Rugby World Cup Facts:

• South Africa and New Zealand have each won the Rugby World Cup on three occasions, more than any other nation, with Australia (2) and England (1) the only other nations to lift the Webb Ellis Cup; the Springboks are the only side to boast a 100% winning record in Rugby World Cup finals (3/3) and have never conceded a try in a final.

• Only on two occasions has a nation won the Six Nations or The Rugby Championship (incl. Tri Nations) and gone on to lift the Rugby World Cup in the same year, with England doing so in 2003 and South Africa managing it in 2019.

• A host nation has won the Rugby World Cup on three previous occasions, New Zealand triumphing in 1987 and 2011, while South Africa won the tournament on home soil in 1995 – only twice before has a host nation failed to reach the quarter finals (Wales in 1991 & England in 2015).

• Chile will participate in their first Rugby World Cup, becoming the 26th different nation to feature in the tournament, while they will be the first debutant at a World Cup since Russia in 2011; meanwhile Portugal will participate in just their second Rugby World Cup and their first since 2007, which was also hosted by France.

• Wayne Barnes is set to become the first referee to officiate in five editions of the Rugby World Cup – he has taken charge of 21 tournament matches, with Nigel Owens being the only other referee to oversee 15+ matches in the competition (19).

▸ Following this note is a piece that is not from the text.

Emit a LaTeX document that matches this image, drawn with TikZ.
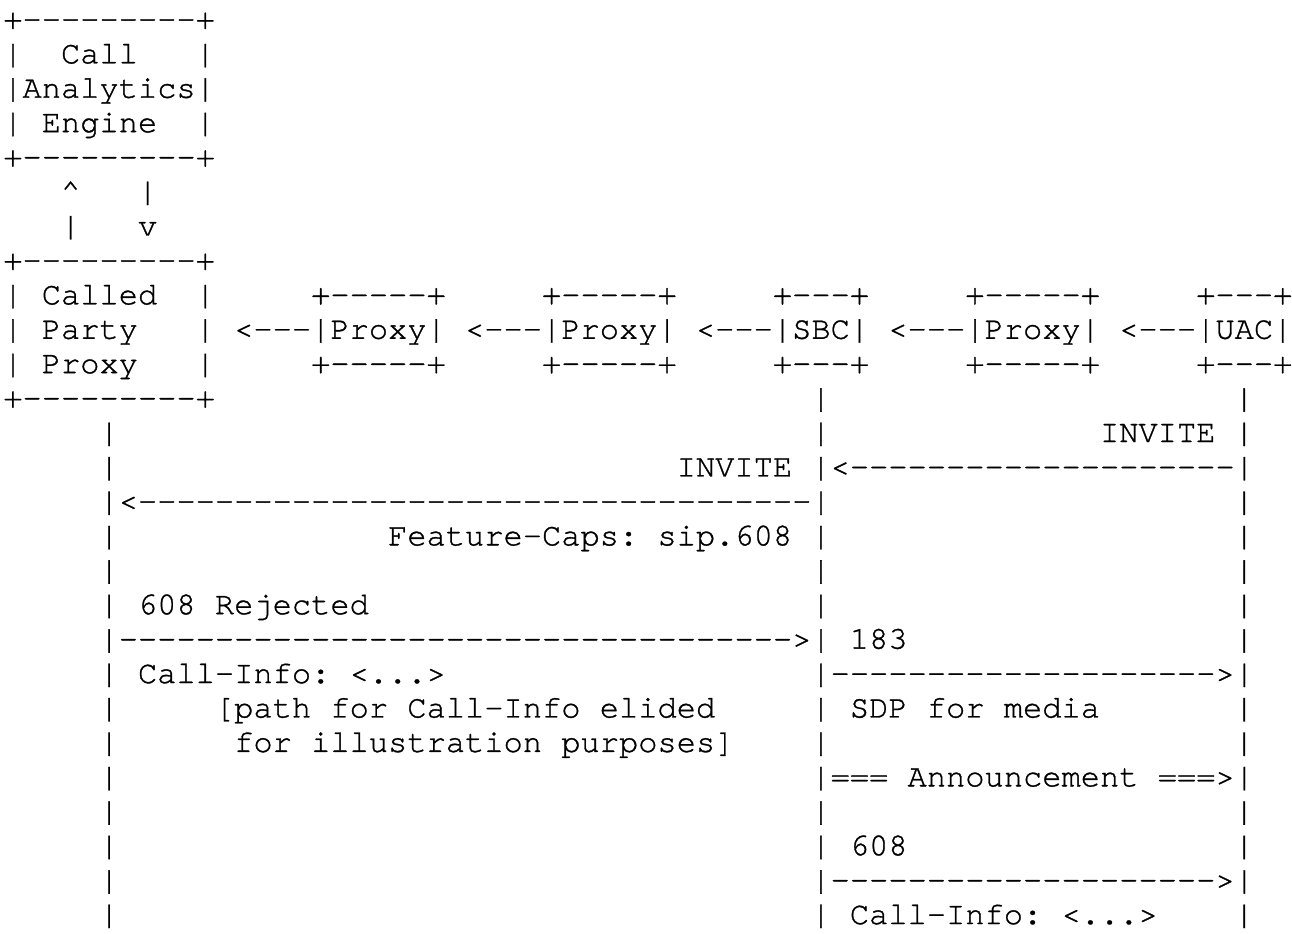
\documentclass[tikz,border=0pt]{standalone}
\usepackage{fontspec}
\setmonofont{texgyrecursor-regular.otf}[FakeBold=1]
\newcommand{\tx}[4]{\node[asc] (#1) at ({3.3+#2*19.24},{905.1-#3*34.43}) {#4};}
\begin{document}
\begin{tikzpicture}[x=1bp,y=1bp,
  asc/.style={inner sep=0pt,outer sep=0pt,anchor=base west,text=black,
    font=\fontsize{32.07bp}{34.43bp}\selectfont\ttfamily}]
\fill[white] (0,0) rectangle (1292,934);
\useasboundingbox (0,0) rectangle (1292,934);
% Call Analytics Engine box
\tx{r0}{0}{0}{+---------+}
\tx{r1a}{0}{1}{|}\tx{r1t}{3}{1}{Call}\tx{r1b}{10}{1}{|}
\tx{r2}{0}{2}{|Analytics|}
\tx{r3a}{0}{3}{|}\tx{r3t}{2}{3}{Engine}\tx{r3b}{10}{3}{|}
\tx{r4}{0}{4}{+---------+}
\tx{r5a}{3}{5}{\textasciicircum}\tx{r5b}{7}{5}{|}
\tx{r6a}{3}{6}{|}\tx{r6b}{7}{6}{v}
% Called Party Proxy and chain
\tx{r7}{0}{7}{+---------+}
\tx{r8a}{0}{8}{|}\tx{r8t}{2}{8}{Called}\tx{r8b}{10}{8}{|}
\tx{r8c}{16}{8}{+-----+}\tx{r8d}{28}{8}{+-----+}\tx{r8e}{40}{8}{+---+}\tx{r8f}{50}{8}{+-----+}\tx{r8g}{62}{8}{+---+}
\tx{r9a}{0}{9}{|}\tx{r9t}{2}{9}{Party}\tx{r9b}{10}{9}{|}
\tx{r9c}{12}{9}{<---|Proxy|}\tx{r9d}{24}{9}{<---|Proxy|}\tx{r9e}{36}{9}{<---|SBC|}\tx{r9f}{46}{9}{<---|Proxy|}\tx{r9g}{58}{9}{<---|UAC|}
\tx{r10a}{0}{10}{|}\tx{r10t}{2}{10}{Proxy}\tx{r10b}{10}{10}{|}
\tx{r10c}{16}{10}{+-----+}\tx{r10d}{28}{10}{+-----+}\tx{r10e}{40}{10}{+---+}\tx{r10f}{50}{10}{+-----+}\tx{r10g}{62}{10}{+---+}
\tx{r11}{0}{11}{+---------+}\tx{r11b}{42}{11}{|}\tx{r11c}{64}{11}{|}
% message flow
\tx{r12a}{5}{12}{|}\tx{r12b}{42}{12}{|}\tx{r12t}{57}{12}{INVITE}\tx{r12c}{64}{12}{|}
\tx{r13a}{5}{13}{|}\tx{r13t}{35}{13}{INVITE}\tx{r13b}{42}{13}{|<--------------------|}
\tx{r14a}{5}{14}{|<-----------------------------------|}\tx{r14c}{64}{14}{|}
\tx{r15a}{5}{15}{|}\tx{r15t}{20}{15}{Feature-Caps: sip.608}\tx{r15b}{42}{15}{|}\tx{r15c}{64}{15}{|}
\tx{r16a}{5}{16}{|}\tx{r16b}{42}{16}{|}\tx{r16c}{64}{16}{|}
\tx{r17a}{5}{17}{|}\tx{r17t}{7}{17}{608 Rejected}\tx{r17b}{42}{17}{|}\tx{r17c}{64}{17}{|}
\tx{r18a}{5}{18}{|----------------------------------->|}\tx{r18t}{44}{18}{183}\tx{r18c}{64}{18}{|}
\tx{r19a}{5}{19}{|}\tx{r19t}{7}{19}{Call-Info: <...>}\tx{r19b}{42}{19}{|-------------------->|}
\tx{r20a}{5}{20}{|}\tx{r20t}{11}{20}{[path for Call-Info elided}\tx{r20b}{42}{20}{|}\tx{r20u}{44}{20}{SDP for media}\tx{r20c}{64}{20}{|}
\tx{r21a}{5}{21}{|}\tx{r21t}{12}{21}{for illustration purposes]}\tx{r21b}{42}{21}{|}\tx{r21c}{64}{21}{|}
\tx{r22a}{5}{22}{|}\tx{r22b}{42}{22}{|=== Announcement ===>|}
\tx{r23a}{5}{23}{|}\tx{r23b}{42}{23}{|}\tx{r23c}{64}{23}{|}
\tx{r24a}{5}{24}{|}\tx{r24b}{42}{24}{|}\tx{r24t}{44}{24}{608}\tx{r24c}{64}{24}{|}
\tx{r25a}{5}{25}{|}\tx{r25b}{42}{25}{|-------------------->|}
\tx{r26a}{5}{26}{|}\tx{r26b}{42}{26}{|}\tx{r26t}{44}{26}{Call-Info: <...>}\tx{r26c}{64}{26}{|}
\end{tikzpicture}
\end{document}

• Jason Leonard (England) and Richie McCaw (New Zealand) have each featured in 22 Rugby World Cup matches, more than any other player, however, New Zealand’s Sam Whitelock heads into the 2023 edition with 19 previous appearances and could break the record.

• Jonah Lomu (New Zealand) and Bryan Habana (South Africa) hold the record for most tries scored at the Rugby World Cup (15) and jointly hold the record for most tries in a single edition of the tournament, along with Julian Savea (8 – Lomu 1999, Habana 2007, Savea 2015).

• France v New Zealand, Australia v England and Australia v Wales are the three most played fixtures in the history of the Rugby World Cup (7 each) – France and New Zealand will face each other in the opening match this year, while Australia and Wales will square off once again in Lyon on September 24th .

• South Africa’s Handré Pollard was the top points scorer in the 2019 Rugby World Cup (69) and has scored more World Cup points overall than any other player participating in this year’s tournament (162), with Nicolas Sanchez (117) and Owen Farrell (101) being the only two other active players with 100+ Rugby World Cup points.

• Sam Whitelock (New Zealand) holds the record for most consecutive matches won by a player at the Rugby World Cup, having won 18 in a row between 2011 and 2019, while Frans Steyn (South Africa) has played in the most tournament matches without losing (17/17).